Systems-change requires policy change that will impact generations of artists and culture-bearers. Policies that create enabling environments for Solidarity Economy infrastructure and institutes include the Cultural New Deal, increases in minimum payout rates at foundations, Cultural Community Benefits Agreements, procurement for Solidarity Economy entities, and signing on to the policy platforms of existing SE groups that are advocating for cooperatives, land trusts, time banks, and all SE entities.

Grantmakers can support Solidarity Economy initiatives directly and also resource partners with hyperlocal expertise to include arts and culture in their work. Funders can work with culturally-grounded intermediaries and partners to facilitate resource-distribution without becoming gatekeepers or power-brokers. The Solidago Foundation believes that “the most effective philanthropy works in close partnership with groups that center people most directly impacted by structural inequities” and supports the Boston Ujima Project as both a partner and a grantee. The Surdna Foundation invests in Alternate Roots and NDN Collective as both partners and beneficiaries. The NDN Fund in turn serves as an intermediary, providing millions of dollars in flexible and patient capital directly to Native Nations, businesses, and organizations.
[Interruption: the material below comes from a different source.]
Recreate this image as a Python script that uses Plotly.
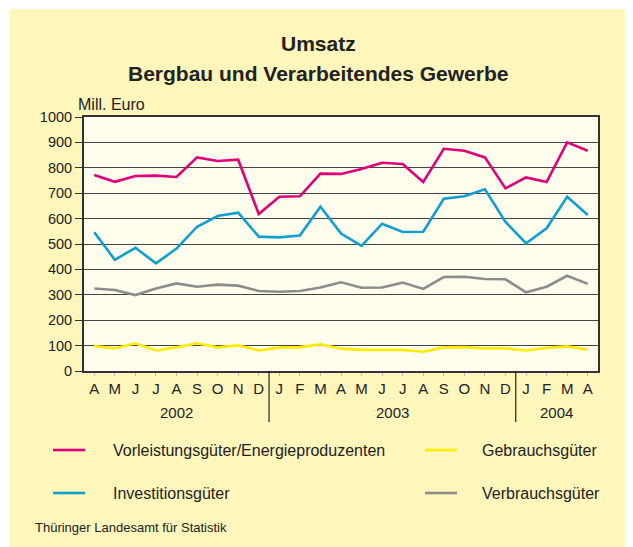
import plotly.graph_objects as go

months = ["A", "M", "J", "J", "A", "S", "O", "N", "D",
          "J", "F", "M", "A", "M", "J", "J", "A", "S", "O", "N", "D",
          "J", "F", "M", "A"]
years = ["2002", "2003", "2004"]
year_centers = [4, 14.5, 22.5]
year_breaks = [8.5, 20.5]

vorleistung = [772, 745, 768, 769, 764, 841, 827, 832, 618, 686, 688, 777, 776,
               795, 820, 815, 744, 875, 867, 841, 719, 762, 744, 900, 867]
investition = [546, 438, 485, 424, 482, 568, 610, 623, 529, 526, 533, 647, 541,
               493, 580, 547, 548, 678, 688, 715, 587, 503, 562, 686, 614]
verbrauch = [325, 319, 299, 325, 345, 332, 340, 336, 315, 312, 315, 329, 349,
             328, 329, 348, 323, 370, 371, 362, 361, 310, 332, 375, 343]
gebrauch = [98, 89, 109, 81, 93, 109, 93, 101, 81, 92, 94, 105, 88,
            83, 83, 83, 76, 93, 94, 89, 89, 81, 91, 97, 84]

series = [
    ("Vorleistungsgüter/Energieproduzenten", vorleistung, "#E2007A"),
    ("Investitionsgüter", investition, "#0FA0D2"),
    ("Gebrauchsgüter", gebrauch, "#FFEB00"),
    ("Verbrauchsgüter", verbrauch, "#8C8C8C"),
]

# page offset of the plotly div (body margin)
OFF = 8
PAGE_W, PAGE_H = 633, 547
W, H = PAGE_W - OFF, PAGE_H - OFF
# plot area in page coordinates
PX0, PX1, PY0, PY1 = 84, 598, 117, 371
L, R, T, B = PX0 - OFF, PAGE_W - PX1, PY0 - OFF, PAGE_H - PY1
PW, PH = PX1 - PX0, PY1 - PY0

def px(x):
    return (x - PX0) / PW

def py(y):
    return (PY1 - y) / PH

FONT = "Liberation Sans, Arial, Helvetica, sans-serif"
TXT = "#222222"
YELLOW = "#FEF6BB"

fig = go.Figure()
xs = list(range(len(months)))
for name, vals, col in [series[3], series[2], series[1], series[0]]:
    fig.add_trace(go.Scatter(x=xs, y=vals, mode="lines", name=name,
                             line=dict(color=col, width=2.6), showlegend=False,
                             hoverinfo="skip"))

shapes = []
# white margin strips
shapes.append(dict(type="rect", xref="paper", yref="paper", x0=px(OFF), x1=px(10), y0=py(PAGE_H), y1=py(OFF),
                   fillcolor="white", line=dict(width=0), layer="below"))
shapes.append(dict(type="rect", xref="paper", yref="paper", x0=px(OFF), x1=px(PAGE_W), y0=py(9), y1=py(OFF),
                   fillcolor="white", line=dict(width=0), layer="below"))
# year separators
for xb in year_breaks:
    shapes.append(dict(type="line", xref="x", yref="paper", x0=xb, x1=xb, y0=0, y1=py(422),
                       line=dict(color="#222222", width=1.2)))

annotations = [
    dict(text="<b>Umsatz</b>", x=px(318), y=py(43), xref="paper", yref="paper",
         showarrow=False, font=dict(size=21, color=TXT, family=FONT), xanchor="center", yanchor="middle"),
    dict(text="<b>Bergbau und Verarbeitendes Gewerbe</b>", x=px(318), y=py(73), xref="paper", yref="paper",
         showarrow=False, font=dict(size=21, color=TXT, family=FONT), xanchor="center", yanchor="middle"),
    dict(text="Mill. Euro", x=px(76), y=py(104), xref="paper", yref="paper",
         showarrow=False, font=dict(size=16, color=TXT, family=FONT), xanchor="left", yanchor="middle"),
    dict(text="Thüringer Landesamt für Statistik", x=px(33), y=py(527), xref="paper", yref="paper",
         showarrow=False, font=dict(size=13, color=TXT, family=FONT), xanchor="left", yanchor="middle"),
]
for yr, xc in zip(years, year_centers):
    annotations.append(dict(text=yr, x=xc, y=py(412), xref="x", yref="paper", showarrow=False,
                            font=dict(size=15, color=TXT, family=FONT), xanchor="center", yanchor="middle"))

legend_pos = [(53, 111, 450), (53, 111, 493), (425, 480, 450), (425, 480, 493)]
for (name, vals, col), (lx, tx, ly) in zip(series, legend_pos):
    shapes.append(dict(type="line", xref="paper", yref="paper", x0=px(lx), x1=px(lx + 32),
                       y0=py(ly), y1=py(ly), line=dict(color=col, width=2.6)))
    annotations.append(dict(text=name, x=px(tx), y=py(ly), xref="paper", yref="paper", showarrow=False,
                            font=dict(size=16, color=TXT, family=FONT), xanchor="left", yanchor="middle"))

fig.update_layout(
    width=W, height=H,
    margin=dict(l=L, r=R, t=T, b=B, pad=0),
    paper_bgcolor=YELLOW,
    plot_bgcolor="#FFFDEB",
    font=dict(family=FONT, size=14, color=TXT),
    shapes=shapes,
    annotations=annotations,
    xaxis=dict(range=[-0.5, len(months) - 0.5], tickmode="array", tickvals=xs, ticktext=months,
               showgrid=False, zeroline=False, showline=True, mirror=True, linecolor="#333333",
               linewidth=2, ticks="outside", ticklen=3, tickcolor="#BBBBBB", tickwidth=1,
               tickfont=dict(size=15, color=TXT), fixedrange=True),
    yaxis=dict(range=[0, 1000], dtick=100, showgrid=True, gridcolor="#444444", gridwidth=1,
               zeroline=False, showline=True, mirror=True, linecolor="#333333", linewidth=2,
               ticks="outside", ticklen=7, tickcolor="#333333", tickwidth=1.2,
               tickfont=dict(size=14.5, color=TXT), fixedrange=True),
)

fig.write_html("out.html")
Grantmakers can offer both grant and loan capital to Solidarity Economy entities, and can become early investors and funders of community-chosen technical assistance providers for community-owned entities. For example, The General Service Foundation supports generative somatics, which builds collective capacities for embodied and trauma-informed leadership. The Chorus Foundation funds the US Federation of Worker Cooperatives, the national grassroots membership organization for worker cooperatives that provides coaching, training, and technical assistance for cooperatives. Several members of Grantmakers in the Arts have come together to support the Center for Cultural Innovation’s AmbitioUS program as an intermediary that is able to open up funding beyond-501c3s and provide grants, loans, loan guarantees, investments, and recoverable grants to Solidarity Economy initiatives that intersect with arts and culture.

The Solidarity Economy is not a buzzword and must be cultivated with long-term accountability to the communities that have been most harmed by our current systems of neoliberal governance, extraction, and narratives of racial difference. Grantmakers can shift their position from experts and curators to supporters and co-learners who are following the lead of Black, Indigenous, People of Color, disabled, queer, trans, and working class creative people who are building economic democracy in their communities now.

To continue the research contained in this Rapid Report, grantmakers can support further research, including (1) peer-learning for grantmakers who commit to practice solidarity in grantmaking by following the lead of those most impacted, (2) support for Solidarity Economy community-study that is already underway from Boston to St. Louis, Louisville to Oakland, and that is coordinated regionally in the South and in Indian Country, and (3) support financial and peer-governance innovations that connect hyperlocal groups such as those modeled by SeedCommons, NDN Collective, and the First People’s Fund.